** BEGIN Entries provided **

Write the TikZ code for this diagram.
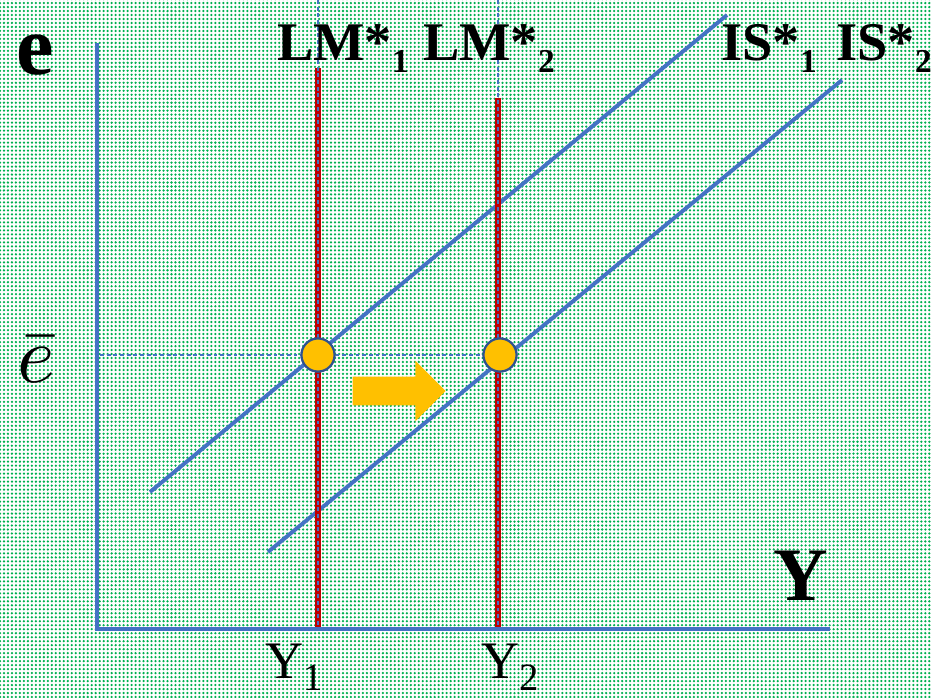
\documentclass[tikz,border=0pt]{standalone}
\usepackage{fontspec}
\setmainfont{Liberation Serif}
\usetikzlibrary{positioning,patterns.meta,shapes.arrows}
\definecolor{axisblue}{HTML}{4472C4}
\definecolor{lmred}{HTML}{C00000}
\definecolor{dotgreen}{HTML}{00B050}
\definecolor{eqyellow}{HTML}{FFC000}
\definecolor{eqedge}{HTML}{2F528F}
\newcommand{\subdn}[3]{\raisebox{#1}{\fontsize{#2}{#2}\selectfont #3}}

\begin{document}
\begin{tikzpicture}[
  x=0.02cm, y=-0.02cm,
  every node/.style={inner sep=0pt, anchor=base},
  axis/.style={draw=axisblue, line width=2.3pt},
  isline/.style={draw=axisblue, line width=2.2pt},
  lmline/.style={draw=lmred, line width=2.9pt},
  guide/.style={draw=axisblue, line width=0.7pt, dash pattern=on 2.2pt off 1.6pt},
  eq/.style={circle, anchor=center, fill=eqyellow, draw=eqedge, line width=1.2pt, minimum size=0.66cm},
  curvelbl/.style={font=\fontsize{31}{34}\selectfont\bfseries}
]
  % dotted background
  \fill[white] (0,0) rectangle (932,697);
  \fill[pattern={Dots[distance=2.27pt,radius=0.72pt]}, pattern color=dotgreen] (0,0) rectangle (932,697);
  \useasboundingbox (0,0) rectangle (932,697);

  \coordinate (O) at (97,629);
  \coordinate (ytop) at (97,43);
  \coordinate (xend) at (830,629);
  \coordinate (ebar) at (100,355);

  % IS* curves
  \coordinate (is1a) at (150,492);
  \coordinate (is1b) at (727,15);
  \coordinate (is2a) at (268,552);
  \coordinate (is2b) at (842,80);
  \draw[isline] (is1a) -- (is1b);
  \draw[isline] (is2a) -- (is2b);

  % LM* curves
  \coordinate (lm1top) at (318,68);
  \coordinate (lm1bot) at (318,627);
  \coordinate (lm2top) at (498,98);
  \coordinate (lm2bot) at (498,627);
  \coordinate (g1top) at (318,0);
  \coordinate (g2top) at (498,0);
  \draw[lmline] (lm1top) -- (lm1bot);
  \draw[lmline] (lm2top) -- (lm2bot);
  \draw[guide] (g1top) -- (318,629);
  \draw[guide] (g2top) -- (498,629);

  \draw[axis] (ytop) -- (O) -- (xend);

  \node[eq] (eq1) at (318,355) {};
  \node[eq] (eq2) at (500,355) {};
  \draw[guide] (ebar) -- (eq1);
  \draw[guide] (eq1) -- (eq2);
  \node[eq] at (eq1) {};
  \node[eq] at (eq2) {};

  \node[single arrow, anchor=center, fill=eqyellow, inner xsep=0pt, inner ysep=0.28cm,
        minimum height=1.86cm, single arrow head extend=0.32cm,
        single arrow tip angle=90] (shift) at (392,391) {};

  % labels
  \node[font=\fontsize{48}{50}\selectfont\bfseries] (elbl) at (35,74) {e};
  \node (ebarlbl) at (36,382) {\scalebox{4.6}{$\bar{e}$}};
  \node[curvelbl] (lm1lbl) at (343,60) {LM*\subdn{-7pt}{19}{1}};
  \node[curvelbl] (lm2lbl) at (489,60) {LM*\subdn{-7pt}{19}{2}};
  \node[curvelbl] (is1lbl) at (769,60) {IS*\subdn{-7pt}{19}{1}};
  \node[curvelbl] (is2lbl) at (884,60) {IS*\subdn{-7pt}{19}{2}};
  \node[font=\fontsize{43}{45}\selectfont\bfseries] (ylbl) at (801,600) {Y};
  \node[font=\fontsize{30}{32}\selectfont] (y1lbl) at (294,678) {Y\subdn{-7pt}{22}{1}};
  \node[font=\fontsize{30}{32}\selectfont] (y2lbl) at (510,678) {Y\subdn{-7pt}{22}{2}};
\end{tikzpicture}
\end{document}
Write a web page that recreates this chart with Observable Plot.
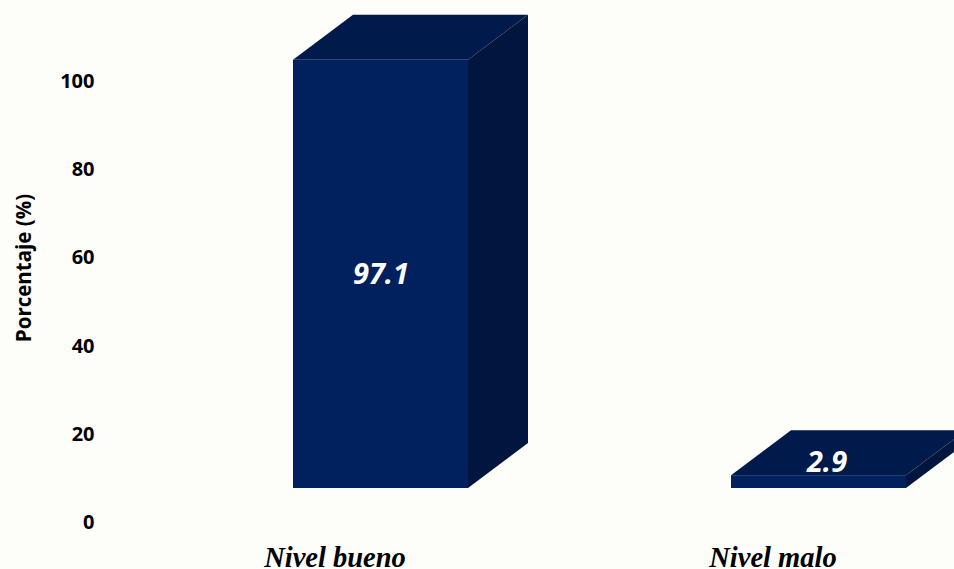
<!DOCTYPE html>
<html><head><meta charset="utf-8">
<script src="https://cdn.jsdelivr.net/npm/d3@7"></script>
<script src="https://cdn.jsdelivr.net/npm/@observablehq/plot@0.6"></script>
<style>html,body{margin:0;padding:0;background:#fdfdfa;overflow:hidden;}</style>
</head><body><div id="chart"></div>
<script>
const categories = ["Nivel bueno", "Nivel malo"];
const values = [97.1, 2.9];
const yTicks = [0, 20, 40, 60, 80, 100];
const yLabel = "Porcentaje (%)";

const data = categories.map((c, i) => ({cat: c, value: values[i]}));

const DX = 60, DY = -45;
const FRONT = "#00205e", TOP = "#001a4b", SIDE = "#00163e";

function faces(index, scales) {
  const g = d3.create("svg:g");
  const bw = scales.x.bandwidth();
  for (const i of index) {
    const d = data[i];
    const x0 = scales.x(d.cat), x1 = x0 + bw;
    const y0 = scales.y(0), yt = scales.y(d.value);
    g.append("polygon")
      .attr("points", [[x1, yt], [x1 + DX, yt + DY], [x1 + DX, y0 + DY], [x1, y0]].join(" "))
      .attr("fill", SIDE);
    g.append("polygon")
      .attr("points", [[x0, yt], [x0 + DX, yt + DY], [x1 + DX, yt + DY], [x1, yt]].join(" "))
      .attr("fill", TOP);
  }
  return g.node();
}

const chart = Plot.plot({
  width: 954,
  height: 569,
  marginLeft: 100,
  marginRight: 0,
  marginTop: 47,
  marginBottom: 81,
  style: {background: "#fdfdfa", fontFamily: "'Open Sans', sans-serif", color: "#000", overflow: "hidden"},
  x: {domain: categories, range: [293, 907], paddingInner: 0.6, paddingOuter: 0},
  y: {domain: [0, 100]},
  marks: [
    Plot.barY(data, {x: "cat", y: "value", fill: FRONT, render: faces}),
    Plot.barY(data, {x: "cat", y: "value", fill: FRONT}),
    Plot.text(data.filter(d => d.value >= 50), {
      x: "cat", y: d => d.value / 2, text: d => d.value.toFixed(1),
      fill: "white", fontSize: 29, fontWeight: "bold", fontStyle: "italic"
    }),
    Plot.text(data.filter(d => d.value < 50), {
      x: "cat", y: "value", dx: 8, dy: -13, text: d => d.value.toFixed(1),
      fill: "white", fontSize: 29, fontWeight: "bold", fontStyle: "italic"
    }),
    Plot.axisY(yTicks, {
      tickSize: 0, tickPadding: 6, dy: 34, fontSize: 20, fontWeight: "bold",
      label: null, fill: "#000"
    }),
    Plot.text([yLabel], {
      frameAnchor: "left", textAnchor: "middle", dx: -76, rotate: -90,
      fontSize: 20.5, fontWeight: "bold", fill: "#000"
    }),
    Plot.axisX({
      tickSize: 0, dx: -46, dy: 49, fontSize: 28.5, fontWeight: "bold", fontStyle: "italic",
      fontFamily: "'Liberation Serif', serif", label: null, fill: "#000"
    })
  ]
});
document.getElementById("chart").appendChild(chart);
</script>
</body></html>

** END Entries provided **

■ Task instructions
Retype each record exactly as it stands, but do not include the pictures.

■ Response below
Write the TikZ code for this diagram.
\documentclass[tikz,border=0pt]{standalone}
\usepackage{fontspec}
\setmainfont{Liberation Serif}
\usetikzlibrary{positioning,patterns.meta,shapes.arrows}
\definecolor{axisblue}{HTML}{4472C4}
\definecolor{lmred}{HTML}{C00000}
\definecolor{dotgreen}{HTML}{00B050}
\definecolor{eqyellow}{HTML}{FFC000}
\definecolor{eqedge}{HTML}{2F528F}
\newcommand{\subdn}[3]{\raisebox{#1}{\fontsize{#2}{#2}\selectfont #3}}

\begin{document}
\begin{tikzpicture}[
  x=0.02cm, y=-0.02cm,
  every node/.style={inner sep=0pt, anchor=base},
  axis/.style={draw=axisblue, line width=2.3pt},
  isline/.style={draw=axisblue, line width=2.2pt},
  lmline/.style={draw=lmred, line width=2.9pt},
  guide/.style={draw=axisblue, line width=0.7pt, dash pattern=on 2.2pt off 1.6pt},
  eq/.style={circle, anchor=center, fill=eqyellow, draw=eqedge, line width=1.2pt, minimum size=0.66cm},
  curvelbl/.style={font=\fontsize{31}{34}\selectfont\bfseries}
]
  % dotted background
  \fill[white] (0,0) rectangle (932,697);
  \fill[pattern={Dots[distance=2.27pt,radius=0.72pt]}, pattern color=dotgreen] (0,0) rectangle (932,697);
  \useasboundingbox (0,0) rectangle (932,697);

  \coordinate (O) at (97,629);
  \coordinate (ytop) at (97,43);
  \coordinate (xend) at (830,629);
  \coordinate (ebar) at (100,355);

  % IS* curves
  \coordinate (is1a) at (150,492);
  \coordinate (is1b) at (727,15);
  \coordinate (is2a) at (268,552);
  \coordinate (is2b) at (842,80);
  \draw[isline] (is1a) -- (is1b);
  \draw[isline] (is2a) -- (is2b);

  % LM* curves
  \coordinate (lm1top) at (318,68);
  \coordinate (lm1bot) at (318,627);
  \coordinate (lm2top) at (498,98);
  \coordinate (lm2bot) at (498,627);
  \coordinate (g1top) at (318,0);
  \coordinate (g2top) at (498,0);
  \draw[lmline] (lm1top) -- (lm1bot);
  \draw[lmline] (lm2top) -- (lm2bot);
  \draw[guide] (g1top) -- (318,629);
  \draw[guide] (g2top) -- (498,629);

  \draw[axis] (ytop) -- (O) -- (xend);

  \node[eq] (eq1) at (318,355) {};
  \node[eq] (eq2) at (500,355) {};
  \draw[guide] (ebar) -- (eq1);
  \draw[guide] (eq1) -- (eq2);
  \node[eq] at (eq1) {};
  \node[eq] at (eq2) {};

  \node[single arrow, anchor=center, fill=eqyellow, inner xsep=0pt, inner ysep=0.28cm,
        minimum height=1.86cm, single arrow head extend=0.32cm,
        single arrow tip angle=90] (shift) at (392,391) {};

  % labels
  \node[font=\fontsize{48}{50}\selectfont\bfseries] (elbl) at (35,74) {e};
  \node (ebarlbl) at (36,382) {\scalebox{4.6}{$\bar{e}$}};
  \node[curvelbl] (lm1lbl) at (343,60) {LM*\subdn{-7pt}{19}{1}};
  \node[curvelbl] (lm2lbl) at (489,60) {LM*\subdn{-7pt}{19}{2}};
  \node[curvelbl] (is1lbl) at (769,60) {IS*\subdn{-7pt}{19}{1}};
  \node[curvelbl] (is2lbl) at (884,60) {IS*\subdn{-7pt}{19}{2}};
  \node[font=\fontsize{43}{45}\selectfont\bfseries] (ylbl) at (801,600) {Y};
  \node[font=\fontsize{30}{32}\selectfont] (y1lbl) at (294,678) {Y\subdn{-7pt}{22}{1}};
  \node[font=\fontsize{30}{32}\selectfont] (y2lbl) at (510,678) {Y\subdn{-7pt}{22}{2}};
\end{tikzpicture}
\end{document}
Write a web page that recreates this chart with Observable Plot.
<!DOCTYPE html>
<html><head><meta charset="utf-8">
<script src="https://cdn.jsdelivr.net/npm/d3@7"></script>
<script src="https://cdn.jsdelivr.net/npm/@observablehq/plot@0.6"></script>
<style>html,body{margin:0;padding:0;background:#fdfdfa;overflow:hidden;}</style>
</head><body><div id="chart"></div>
<script>
const categories = ["Nivel bueno", "Nivel malo"];
const values = [97.1, 2.9];
const yTicks = [0, 20, 40, 60, 80, 100];
const yLabel = "Porcentaje (%)";

const data = categories.map((c, i) => ({cat: c, value: values[i]}));

const DX = 60, DY = -45;
const FRONT = "#00205e", TOP = "#001a4b", SIDE = "#00163e";

function faces(index, scales) {
  const g = d3.create("svg:g");
  const bw = scales.x.bandwidth();
  for (const i of index) {
    const d = data[i];
    const x0 = scales.x(d.cat), x1 = x0 + bw;
    const y0 = scales.y(0), yt = scales.y(d.value);
    g.append("polygon")
      .attr("points", [[x1, yt], [x1 + DX, yt + DY], [x1 + DX, y0 + DY], [x1, y0]].join(" "))
      .attr("fill", SIDE);
    g.append("polygon")
      .attr("points", [[x0, yt], [x0 + DX, yt + DY], [x1 + DX, yt + DY], [x1, yt]].join(" "))
      .attr("fill", TOP);
  }
  return g.node();
}

const chart = Plot.plot({
  width: 954,
  height: 569,
  marginLeft: 100,
  marginRight: 0,
  marginTop: 47,
  marginBottom: 81,
  style: {background: "#fdfdfa", fontFamily: "'Open Sans', sans-serif", color: "#000", overflow: "hidden"},
  x: {domain: categories, range: [293, 907], paddingInner: 0.6, paddingOuter: 0},
  y: {domain: [0, 100]},
  marks: [
    Plot.barY(data, {x: "cat", y: "value", fill: FRONT, render: faces}),
    Plot.barY(data, {x: "cat", y: "value", fill: FRONT}),
    Plot.text(data.filter(d => d.value >= 50), {
      x: "cat", y: d => d.value / 2, text: d => d.value.toFixed(1),
      fill: "white", fontSize: 29, fontWeight: "bold", fontStyle: "italic"
    }),
    Plot.text(data.filter(d => d.value < 50), {
      x: "cat", y: "value", dx: 8, dy: -13, text: d => d.value.toFixed(1),
      fill: "white", fontSize: 29, fontWeight: "bold", fontStyle: "italic"
    }),
    Plot.axisY(yTicks, {
      tickSize: 0, tickPadding: 6, dy: 34, fontSize: 20, fontWeight: "bold",
      label: null, fill: "#000"
    }),
    Plot.text([yLabel], {
      frameAnchor: "left", textAnchor: "middle", dx: -76, rotate: -90,
      fontSize: 20.5, fontWeight: "bold", fill: "#000"
    }),
    Plot.axisX({
      tickSize: 0, dx: -46, dy: 49, fontSize: 28.5, fontWeight: "bold", fontStyle: "italic",
      fontFamily: "'Liberation Serif', serif", label: null, fill: "#000"
    })
  ]
});
document.getElementById("chart").appendChild(chart);
</script>
</body></html>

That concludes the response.